Page MenuHomePhabricator

"Pages to date" not loading with "daily" metric
Closed, ResolvedPublicBUG REPORT

Description

Steps to replicate the issue (include links if applicable):

What happens?: "I tried to see the number of pages and articles in Turkish Wikipedia separately as "daily". Regardless of the metrics "1 month", "3 months", "6 months", "1 year", "2 years", "all time", it gets stuck on the "loading metrics" screen. "monthly" is fine. "Daily" does not work.

What should have happened instead?:

Software version (skip for WMF-hosted wikis like Wikipedia):

Other information (browser name/version, screenshots, etc.):

Event Timeline

Restricted Application added a subscriber: Aklapper. · View Herald Transcript

I reproduced the error.
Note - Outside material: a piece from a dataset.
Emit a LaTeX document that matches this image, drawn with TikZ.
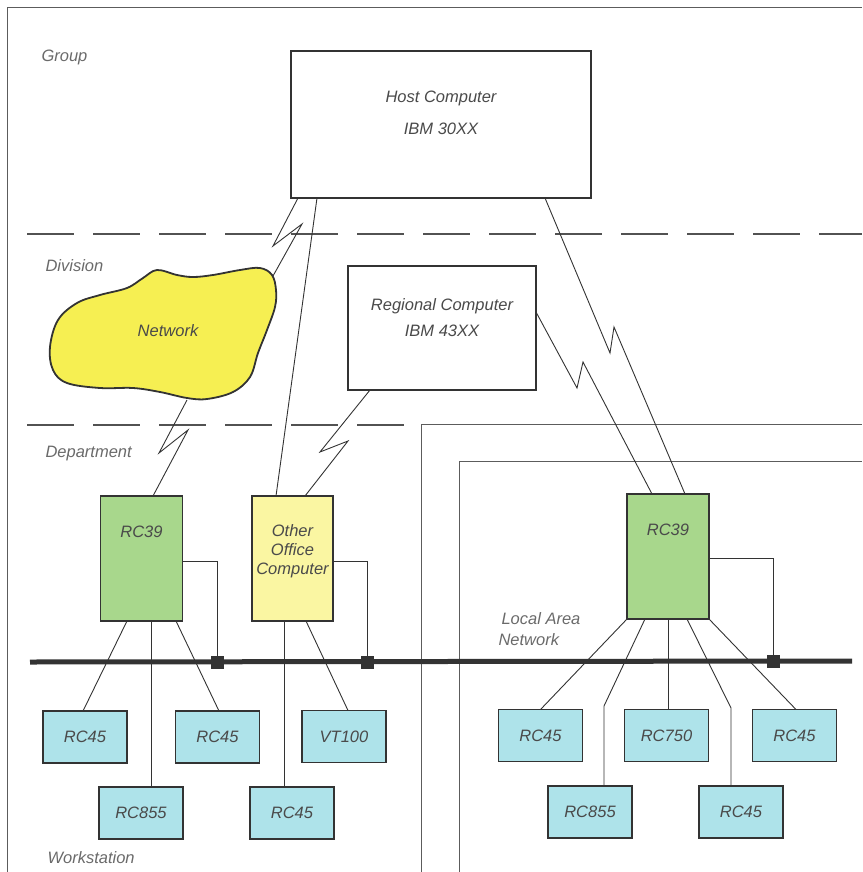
\documentclass[tikz,border=0pt]{standalone}
\usepackage{fontspec}
\setmainfont{Liberation Sans}
\usetikzlibrary{calc}
\definecolor{ink}{HTML}{333333}
\definecolor{txt}{HTML}{4A4A4A}
\definecolor{lvl}{HTML}{6A6A6A}
\definecolor{grn}{HTML}{A8D78C}
\definecolor{lyel}{HTML}{FAF6A2}
\definecolor{cloudy}{HTML}{F6EF52}
\definecolor{cyn}{HTML}{AEE3EA}
\tikzset{
  every node/.style={font=\fontsize{16.5}{19}\selectfont\itshape, text=txt},
  box/.style={draw=ink, line width=1.8pt, inner sep=0pt, outer sep=0pt},
  bigbox/.style={box, fill=white},
  rcbox/.style={box, fill=grn, minimum width=82pt, minimum height=125pt},
  ocbox/.style={box, fill=lyel, minimum width=81pt, minimum height=125pt},
  wsbox/.style={box, fill=cyn, minimum width=84pt, minimum height=52pt},
  lvllabel/.style={anchor=west, text=lvl},
  conn/.style={draw=ink, line width=0.9pt},
  frame/.style={draw=ink!80, line width=1pt},
  divider/.style={draw=ink!85, line width=1.3pt, dash pattern=on 47pt off 19pt},
  bus/.style={draw=ink, line width=5pt},
  tap/.style={fill=ink, minimum size=13pt, inner sep=0pt, outer sep=0pt},
}
\begin{document}
\begin{tikzpicture}[x=1pt,y=-1pt]
\useasboundingbox (0,0) rectangle (862,872);
% frames
\draw[frame] (7,872) -- (7,8) -- (862,8);
\draw[frame] (421,872) -- (421,424) -- (862,424);
\draw[frame] (459,872) -- (459,461) -- (862,461);
\draw[divider] (27,234) -- (862,234);
\draw[divider] (27,425) -- (421,425);
% level labels
\node[lvllabel] (lgroup) at (38,57) {Group};
\node[lvllabel] (ldiv) at (42,266) {Division};
\node[lvllabel] (ldep) at (42,454) {Department};
\node[lvllabel] (lws) at (44,858) {Workstation};
% cloud
\draw[draw=ink, line width=1.8pt, fill=cloudy] plot[smooth cycle, tension=0.6] coordinates {
 (50,347) (58,320) (77,303) (100,295) (127,288) (143,278) (157,270)
 (177,275) (193,277) (213,275) (240,270) (260,268)
 (272,275) (276,290) (275,307) (267,330) (258,353) (250,377)
 (233,392) (207,399) (187,398) (160,392) (133,388) (100,388) (67,383) (53,370)};
\node (net) at (168,331) {Network};
\coordinate (netNE) at (273,276);
\coordinate (netS) at (187,400);
% big boxes
\node[bigbox, minimum width=300pt, minimum height=147pt] (host) at (441,124.5) {};
\node (hostA) at (441,98) {Host Computer};
\node (hostB) at (441,129) {IBM 30XX};
\node[bigbox, minimum width=188pt, minimum height=124pt] (reg) at (442,328) {};
\node (regA) at (442,306) {Regional Computer};
\node (regB) at (442,331) {IBM 43XX};
% department boxes
\node[rcbox] (rcL) at (141.5,558.5) {};
\node (rcLt) at (141.5,532) {RC39};
\node[ocbox] (oc) at (292.5,558.5) {};
\node[align=center, font=\fontsize{16.5}{19}\selectfont\itshape] (oct) at (292.5,551) {Other\\Office\\Computer};
\node[rcbox] (rcR) at (668,556.5) {};
\node (rcRt) at (668,530) {RC39};
% bus
\coordinate (busL) at (30,662);
\coordinate (busR) at (852,661);
\draw[bus] (busL) -- (busR);
\node[tap] (sqL) at (217,662) {};
\node[tap] (sqO) at (367,662) {};
\node[tap] (sqR) at (773,661) {};
\node[anchor=west, text=lvl] (lan1) at (498,619) {Local Area};
\node[anchor=west, text=lvl] (lan2) at (495,640) {Network};
% workstations
\node[wsbox] (wa) at (85,737) {RC45};
\node[wsbox] (wb) at (217.5,737) {RC45};
\node[wsbox] (wvt) at (344,736.5) {VT100};
\node[wsbox] (wc) at (141,813) {RC855};
\node[wsbox] (wd) at (292,813) {RC45};
\node[wsbox] (re) at (540.5,735.5) {RC45};
\node[wsbox] (rf) at (666.5,735.5) {RC750};
\node[wsbox] (rg) at (794.5,735.5) {RC45};
\node[wsbox] (rh) at (590,812) {RC855};
\node[wsbox] (ri) at (741,812) {RC45};
% taps
\draw[conn] ([yshift=-2.5pt]rcL.east) -| (sqL.north);
\draw[conn] ([yshift=-2.5pt]oc.east) -| (sqO.north);
\draw[conn] ([yshift=-1.5pt]rcR.east) -| (sqR.north);
% department to workstations
\draw[conn] ([xshift=-14.5pt]rcL.south) -- ([xshift=-2pt]wa.north);
\draw[conn] ([xshift=9.5pt]rcL.south) -- ([xshift=10pt]wc.north);
\draw[conn] ([xshift=34.5pt]rcL.south) -- ([xshift=1.5pt]wb.north);
\draw[conn] ([xshift=-8.5pt]oc.south) -- ([xshift=-8pt]wd.north);
\draw[conn] ([xshift=13.5pt]oc.south) -- ([xshift=4pt]wvt.north);
\draw[conn] (rcR.south west) -- (re.north);
\draw[conn] ([xshift=-23pt]rcR.south) -- ([xshift=14pt,yshift=80pt]rh.north) -- ([xshift=14pt]rh.north);
\draw[conn] (rcR.south) -- ([xshift=1.5pt]rf.north);
\draw[conn] ([xshift=19pt]rcR.south) -- ([xshift=-10pt,yshift=78pt]ri.north) -- ([xshift=-10pt]ri.north);
\draw[conn] (rcR.south east) -- ([xshift=1.5pt]rg.north);
% upper links
\draw[conn] ([xshift=7pt]host.south west) -- (273,246) -- (302,224) -- (netNE);
\draw[conn] ([xshift=26pt]host.south west) -- ([xshift=-16.5pt]oc.north);
\draw[conn] ([xshift=254pt]host.south west) -- (610,353) -- (614,327) -- ([xshift=17pt]rcR.north);
\draw[conn] ([yshift=16pt]reg.east) -- (577,388) -- (583,362) -- ([xshift=-16pt]rcR.north);
\draw[conn] ([xshift=-72pt]reg.south) -- (320,452) -- (348,441) -- ([xshift=12.5pt]oc.north);
\draw[conn] (netS) -- (159,453) -- (188,430) -- ([xshift=11.5pt]rcL.north);
\end{tikzpicture}
\end{document}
My scarce skills in Javascript tell me the problem doesn't come from loading data but after in the stack (I inspected the code execution in the browser, and I could see the API backend call to get data successfully).

Yep, looks like an infinite recursive call :) I'll debug when we prioritize this.

For an ugly workaround, one could open the console and click on the URL the app tries to load, in this case: https://wikimedia.org/api/rest_v1/metrics/edited-pages/new/tr.wikipedia.org/all-editor-types/all-page-types/daily/1980010100/2022071100

Oh! Looking at my own workaround I realized another problem, the start date in all the calls above is 1980, so this is a bug in the Time Selector, as in my example it was set to "Last Two Years".

Hi @Milimetric, can you do this API just "article". not all page types.

Hi @Milimetric, can you do this API just "article". not all page types.

Yes, @Nevmit, the page type parameter controls what kind of pages you're getting stats for. So, data for year=2022:

Thank you @Milimetric. So, how long will the real problem be solved?

I'm not sure @Nevmit, we triage again on July 25th, and if this is prioritized then, that week but probably the next at the earliest. So early August?

Aklapper added a subscriber: EChetty.

@EChetty: Please keep/add valid code project tags such as Data-Engineering-Wikistats which allow finding tasks related to code bases, not to end up in a big unmaintainable pile of only some-team-in-some-organization tasks. Thanks a lot. :)

Hi @Milimetric and @EChetty, I guess the problem is still not fixed

I'm going to go out of process here and try to fix this. It's not really ok for a production bug to sit around this long.

Change 833065 had a related patch set uploaded (by Milimetric; author: Milimetric):

[analytics/wikistats2@master] Avoid infinite loop when loading pages-to-date

https://gerrit.wikimedia.org/r/833065

Change 833065 merged by Milimetric:

[analytics/wikistats2@master] Avoid infinite loop when loading pages-to-date

https://gerrit.wikimedia.org/r/833065

Mentioned in SAL (#wikimedia-analytics) [2022-09-19T22:28:06Z] <milimetric> Wikistats: improved build a little and deployed fix to T312717

For the record, this was an interesting bug. I'll describe here for anyone interested.

The code was doing something like (get all items).length === 0 to check if the API returned no results. There's a perfectly simple way to just check the size, and doing so fixes the problem. But why all of a sudden, with no code changes, was this get all items version failing? It was a max stack depth exceeded bug. Analysis showed that to return a result, crossfilter was sorting the items. It uses recursive quicksort to do so, and that was fine until recently. But this metric (pages to date) is "cumulative". That means we have to fetch data from the beginning of time and keep a tally until the start date the user is interested in. With all that daily data, the array that gets passed to quicksort grew every day. With the growth came ever deeper recursions until I guess recently when it exceeded max stack depth and stopped working.

(Also, I vaguely remember from school that quicksort has bad performance on mostly sorted data, and this data was mostly sorted, so maybe that's a contributing factor to the deep stack)

Thank you for the troubleshooting and the description @Milimetric!

@Milimetric looks like you squashed this bug last year. Is that true? If it is let's close the ticket.

Yes, there will be a bunch of these, especially in the in-betweens as we changed managers and task closing processes (our usual process was to just leave them open for managers to review).